Et puis, il y a cette course frénétique à l'individualisme qui débouche notamment sur ce sentiment de solitude extrême qui semble habiter les personnages avec la course au sexe solitaire qui isole un homme de sa compagne et de son enfant, les réseaux sociaux qui peuvent dévorer ses addicts, l'utilisation massive de psychotropes pour se cacher et fuir une réalité devenue insupportable. Des âmes errantes et grises peuplent ces pages, une grande mélancolie s'en échappe. A chercher l'essentiel, on s'en écarte inexorablement. Cette mort abrupte a un effet catalyseur qui semble éloigner les protagoniste de toute possibilité de bonheur. C'est assez pesant et cela ne fait que s'accentuer au fil des pages. J'ai aussi apprécié (malgré un certain dégoût) que ce livre nous parle du fléau machiste qui loin d'être éradiqué s'exerce encore un peu partout (le passage sur la soutenance de thèse est criant de vérité et totalement insupportable). Tous ces thèmes assez disparates sont tous abordés avec subtilité et contribuent à la forte densité thématique d'un ouvrage qui se lit très facilement.

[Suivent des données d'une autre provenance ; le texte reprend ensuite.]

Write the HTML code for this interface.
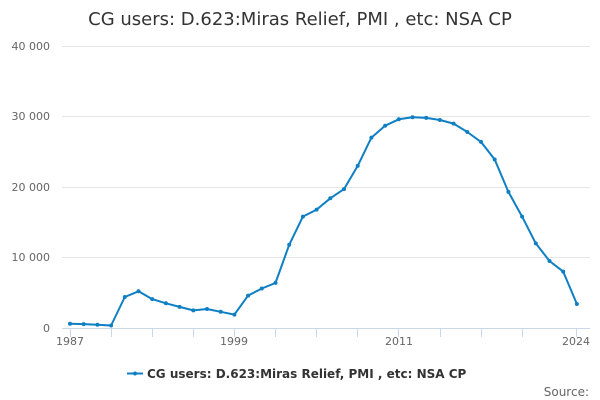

L'alternance des points de vue dynamite le récit pourtant à priori classique. La langue simple, souple, parfois très crue (les âmes chastes vont se voir secouer) amène un plaisir de lire quasi immédiat si ce n'est certaines digressions que j'ai trouvé parfois trop appuyées et faisant diverger le livre de ses objectifs. Ainsi les personnages sont ciselés, intéressants et d'une grande profondeur mais certains aspects auraient mérité d'être seulement évoqués sans rentrer dans les détails. J'ai trouvé que le rythme s'en voyait alourdi sans pour autant apporter quoique ce soit d'utile à la trame principale et au portrait de l'humanité qu'on nous livre.

Reste que Minuit vingt est un ouvrage fascinant, différent de ce que l'on lit maintenant, très contemporain, au ton juste et au retentissement intérieur assez bluffant (parallèle avec le mythe de Sisyphe qui pour ma part m'a profondément marqué). J'aime être bousculé et Daniel Galera a réussi là où beaucoup d'autres ont pu échouer avant lui : voir le monde tel qu'il est sans fioriture avec une grille de lecture originale attachée à la quête de vérité. Un roman à part.